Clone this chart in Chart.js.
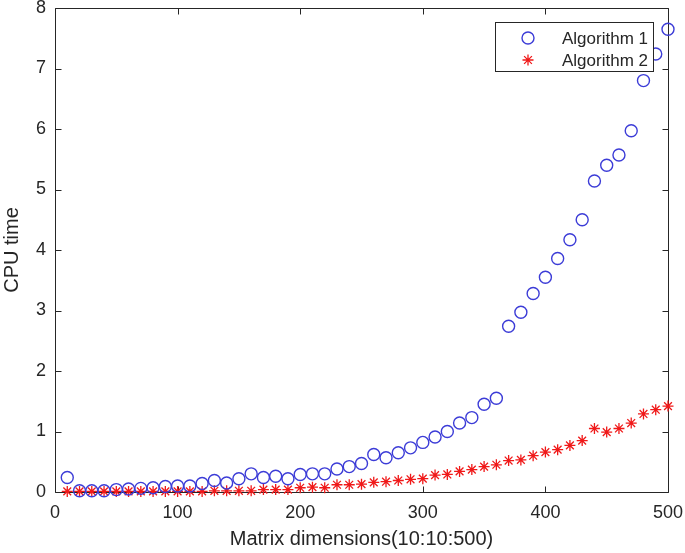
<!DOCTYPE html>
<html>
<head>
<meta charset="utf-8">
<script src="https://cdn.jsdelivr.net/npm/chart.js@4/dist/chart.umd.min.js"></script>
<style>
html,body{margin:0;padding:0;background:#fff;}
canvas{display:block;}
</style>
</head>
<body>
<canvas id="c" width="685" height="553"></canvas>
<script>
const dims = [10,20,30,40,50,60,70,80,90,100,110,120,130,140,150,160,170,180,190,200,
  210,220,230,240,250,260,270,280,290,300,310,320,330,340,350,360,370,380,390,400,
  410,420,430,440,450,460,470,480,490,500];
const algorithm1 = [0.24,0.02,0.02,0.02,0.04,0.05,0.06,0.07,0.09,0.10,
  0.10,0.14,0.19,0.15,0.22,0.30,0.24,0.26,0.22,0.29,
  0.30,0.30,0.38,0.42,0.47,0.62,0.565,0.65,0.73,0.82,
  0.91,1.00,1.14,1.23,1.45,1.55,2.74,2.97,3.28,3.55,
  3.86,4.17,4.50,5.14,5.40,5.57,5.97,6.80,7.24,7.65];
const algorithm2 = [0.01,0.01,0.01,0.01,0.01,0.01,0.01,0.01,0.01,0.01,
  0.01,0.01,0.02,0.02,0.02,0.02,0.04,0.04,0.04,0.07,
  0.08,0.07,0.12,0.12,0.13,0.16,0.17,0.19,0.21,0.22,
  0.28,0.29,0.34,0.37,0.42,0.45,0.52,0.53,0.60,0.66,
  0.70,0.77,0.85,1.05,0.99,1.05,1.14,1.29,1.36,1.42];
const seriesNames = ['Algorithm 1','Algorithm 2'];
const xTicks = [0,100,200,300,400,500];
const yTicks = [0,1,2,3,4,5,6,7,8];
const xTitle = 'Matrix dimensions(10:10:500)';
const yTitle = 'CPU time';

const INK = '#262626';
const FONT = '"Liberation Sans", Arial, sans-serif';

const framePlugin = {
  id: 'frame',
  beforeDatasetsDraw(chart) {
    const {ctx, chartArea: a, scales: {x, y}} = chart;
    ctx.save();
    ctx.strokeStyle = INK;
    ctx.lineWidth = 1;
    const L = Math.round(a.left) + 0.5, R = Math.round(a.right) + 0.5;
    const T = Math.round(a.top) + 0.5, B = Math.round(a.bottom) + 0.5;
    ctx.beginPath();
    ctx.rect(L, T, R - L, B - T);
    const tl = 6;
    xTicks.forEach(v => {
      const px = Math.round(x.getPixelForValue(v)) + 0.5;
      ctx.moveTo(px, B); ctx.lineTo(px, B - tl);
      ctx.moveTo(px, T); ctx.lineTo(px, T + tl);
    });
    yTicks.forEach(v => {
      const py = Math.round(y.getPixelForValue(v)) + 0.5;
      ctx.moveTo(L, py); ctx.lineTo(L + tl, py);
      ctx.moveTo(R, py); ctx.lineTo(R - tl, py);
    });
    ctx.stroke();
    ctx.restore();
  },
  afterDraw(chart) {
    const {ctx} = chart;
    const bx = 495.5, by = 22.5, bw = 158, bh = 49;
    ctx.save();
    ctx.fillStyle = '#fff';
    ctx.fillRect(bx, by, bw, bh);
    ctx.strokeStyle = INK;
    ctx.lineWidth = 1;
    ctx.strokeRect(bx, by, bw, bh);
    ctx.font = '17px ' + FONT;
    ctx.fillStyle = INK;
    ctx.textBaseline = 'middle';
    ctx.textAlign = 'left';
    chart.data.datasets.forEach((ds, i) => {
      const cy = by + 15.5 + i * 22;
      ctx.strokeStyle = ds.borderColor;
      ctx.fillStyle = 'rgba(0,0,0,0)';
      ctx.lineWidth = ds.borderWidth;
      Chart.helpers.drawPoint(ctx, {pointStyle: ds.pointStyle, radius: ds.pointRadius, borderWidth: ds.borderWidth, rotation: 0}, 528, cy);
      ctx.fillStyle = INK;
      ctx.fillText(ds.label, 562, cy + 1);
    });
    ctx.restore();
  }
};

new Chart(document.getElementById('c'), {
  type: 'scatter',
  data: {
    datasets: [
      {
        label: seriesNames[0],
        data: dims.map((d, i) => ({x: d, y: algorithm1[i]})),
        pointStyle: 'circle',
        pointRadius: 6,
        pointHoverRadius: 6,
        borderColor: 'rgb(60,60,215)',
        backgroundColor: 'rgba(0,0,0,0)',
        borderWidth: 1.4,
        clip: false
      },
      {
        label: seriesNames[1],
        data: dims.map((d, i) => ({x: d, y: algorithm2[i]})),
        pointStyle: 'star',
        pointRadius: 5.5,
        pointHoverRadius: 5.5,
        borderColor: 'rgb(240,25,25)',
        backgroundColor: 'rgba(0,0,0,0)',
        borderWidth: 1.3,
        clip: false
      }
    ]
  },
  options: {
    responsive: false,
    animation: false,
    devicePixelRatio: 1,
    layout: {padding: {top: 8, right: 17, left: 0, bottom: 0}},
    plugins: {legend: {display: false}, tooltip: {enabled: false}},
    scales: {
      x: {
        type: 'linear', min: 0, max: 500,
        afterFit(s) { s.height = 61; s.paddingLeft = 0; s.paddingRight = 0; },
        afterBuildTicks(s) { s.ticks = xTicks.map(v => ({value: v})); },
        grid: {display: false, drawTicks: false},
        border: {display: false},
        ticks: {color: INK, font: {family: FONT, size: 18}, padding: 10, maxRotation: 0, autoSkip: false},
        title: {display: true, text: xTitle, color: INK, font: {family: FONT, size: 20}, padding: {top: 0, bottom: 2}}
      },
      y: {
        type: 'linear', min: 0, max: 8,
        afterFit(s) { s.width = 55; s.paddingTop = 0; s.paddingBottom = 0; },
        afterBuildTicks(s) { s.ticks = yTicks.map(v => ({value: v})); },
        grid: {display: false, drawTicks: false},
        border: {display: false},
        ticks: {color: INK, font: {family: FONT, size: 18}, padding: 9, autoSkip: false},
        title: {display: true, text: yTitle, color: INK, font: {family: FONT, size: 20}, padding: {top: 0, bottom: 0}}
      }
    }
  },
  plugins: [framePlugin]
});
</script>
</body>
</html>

------------------------------------

Challenge: Could you repeat all of the material exactly? Pictures should not be copied.

Output below:
Clone this chart in Chart.js.
<!DOCTYPE html>
<html>
<head>
<meta charset="utf-8">
<script src="https://cdn.jsdelivr.net/npm/chart.js@4/dist/chart.umd.min.js"></script>
<style>
html,body{margin:0;padding:0;background:#fff;}
canvas{display:block;}
</style>
</head>
<body>
<canvas id="c" width="685" height="553"></canvas>
<script>
const dims = [10,20,30,40,50,60,70,80,90,100,110,120,130,140,150,160,170,180,190,200,
  210,220,230,240,250,260,270,280,290,300,310,320,330,340,350,360,370,380,390,400,
  410,420,430,440,450,460,470,480,490,500];
const algorithm1 = [0.24,0.02,0.02,0.02,0.04,0.05,0.06,0.07,0.09,0.10,
  0.10,0.14,0.19,0.15,0.22,0.30,0.24,0.26,0.22,0.29,
  0.30,0.30,0.38,0.42,0.47,0.62,0.565,0.65,0.73,0.82,
  0.91,1.00,1.14,1.23,1.45,1.55,2.74,2.97,3.28,3.55,
  3.86,4.17,4.50,5.14,5.40,5.57,5.97,6.80,7.24,7.65];
const algorithm2 = [0.01,0.01,0.01,0.01,0.01,0.01,0.01,0.01,0.01,0.01,
  0.01,0.01,0.02,0.02,0.02,0.02,0.04,0.04,0.04,0.07,
  0.08,0.07,0.12,0.12,0.13,0.16,0.17,0.19,0.21,0.22,
  0.28,0.29,0.34,0.37,0.42,0.45,0.52,0.53,0.60,0.66,
  0.70,0.77,0.85,1.05,0.99,1.05,1.14,1.29,1.36,1.42];
const seriesNames = ['Algorithm 1','Algorithm 2'];
const xTicks = [0,100,200,300,400,500];
const yTicks = [0,1,2,3,4,5,6,7,8];
const xTitle = 'Matrix dimensions(10:10:500)';
const yTitle = 'CPU time';

const INK = '#262626';
const FONT = '"Liberation Sans", Arial, sans-serif';

const framePlugin = {
  id: 'frame',
  beforeDatasetsDraw(chart) {
    const {ctx, chartArea: a, scales: {x, y}} = chart;
    ctx.save();
    ctx.strokeStyle = INK;
    ctx.lineWidth = 1;
    const L = Math.round(a.left) + 0.5, R = Math.round(a.right) + 0.5;
    const T = Math.round(a.top) + 0.5, B = Math.round(a.bottom) + 0.5;
    ctx.beginPath();
    ctx.rect(L, T, R - L, B - T);
    const tl = 6;
    xTicks.forEach(v => {
      const px = Math.round(x.getPixelForValue(v)) + 0.5;
      ctx.moveTo(px, B); ctx.lineTo(px, B - tl);
      ctx.moveTo(px, T); ctx.lineTo(px, T + tl);
    });
    yTicks.forEach(v => {
      const py = Math.round(y.getPixelForValue(v)) + 0.5;
      ctx.moveTo(L, py); ctx.lineTo(L + tl, py);
      ctx.moveTo(R, py); ctx.lineTo(R - tl, py);
    });
    ctx.stroke();
    ctx.restore();
  },
  afterDraw(chart) {
    const {ctx} = chart;
    const bx = 495.5, by = 22.5, bw = 158, bh = 49;
    ctx.save();
    ctx.fillStyle = '#fff';
    ctx.fillRect(bx, by, bw, bh);
    ctx.strokeStyle = INK;
    ctx.lineWidth = 1;
    ctx.strokeRect(bx, by, bw, bh);
    ctx.font = '17px ' + FONT;
    ctx.fillStyle = INK;
    ctx.textBaseline = 'middle';
    ctx.textAlign = 'left';
    chart.data.datasets.forEach((ds, i) => {
      const cy = by + 15.5 + i * 22;
      ctx.strokeStyle = ds.borderColor;
      ctx.fillStyle = 'rgba(0,0,0,0)';
      ctx.lineWidth = ds.borderWidth;
      Chart.helpers.drawPoint(ctx, {pointStyle: ds.pointStyle, radius: ds.pointRadius, borderWidth: ds.borderWidth, rotation: 0}, 528, cy);
      ctx.fillStyle = INK;
      ctx.fillText(ds.label, 562, cy + 1);
    });
    ctx.restore();
  }
};

new Chart(document.getElementById('c'), {
  type: 'scatter',
  data: {
    datasets: [
      {
        label: seriesNames[0],
        data: dims.map((d, i) => ({x: d, y: algorithm1[i]})),
        pointStyle: 'circle',
        pointRadius: 6,
        pointHoverRadius: 6,
        borderColor: 'rgb(60,60,215)',
        backgroundColor: 'rgba(0,0,0,0)',
        borderWidth: 1.4,
        clip: false
      },
      {
        label: seriesNames[1],
        data: dims.map((d, i) => ({x: d, y: algorithm2[i]})),
        pointStyle: 'star',
        pointRadius: 5.5,
        pointHoverRadius: 5.5,
        borderColor: 'rgb(240,25,25)',
        backgroundColor: 'rgba(0,0,0,0)',
        borderWidth: 1.3,
        clip: false
      }
    ]
  },
  options: {
    responsive: false,
    animation: false,
    devicePixelRatio: 1,
    layout: {padding: {top: 8, right: 17, left: 0, bottom: 0}},
    plugins: {legend: {display: false}, tooltip: {enabled: false}},
    scales: {
      x: {
        type: 'linear', min: 0, max: 500,
        afterFit(s) { s.height = 61; s.paddingLeft = 0; s.paddingRight = 0; },
        afterBuildTicks(s) { s.ticks = xTicks.map(v => ({value: v})); },
        grid: {display: false, drawTicks: false},
        border: {display: false},
        ticks: {color: INK, font: {family: FONT, size: 18}, padding: 10, maxRotation: 0, autoSkip: false},
        title: {display: true, text: xTitle, color: INK, font: {family: FONT, size: 20}, padding: {top: 0, bottom: 2}}
      },
      y: {
        type: 'linear', min: 0, max: 8,
        afterFit(s) { s.width = 55; s.paddingTop = 0; s.paddingBottom = 0; },
        afterBuildTicks(s) { s.ticks = yTicks.map(v => ({value: v})); },
        grid: {display: false, drawTicks: false},
        border: {display: false},
        ticks: {color: INK, font: {family: FONT, size: 18}, padding: 9, autoSkip: false},
        title: {display: true, text: yTitle, color: INK, font: {family: FONT, size: 20}, padding: {top: 0, bottom: 0}}
      }
    }
  },
  plugins: [framePlugin]
});
</script>
</body>
</html>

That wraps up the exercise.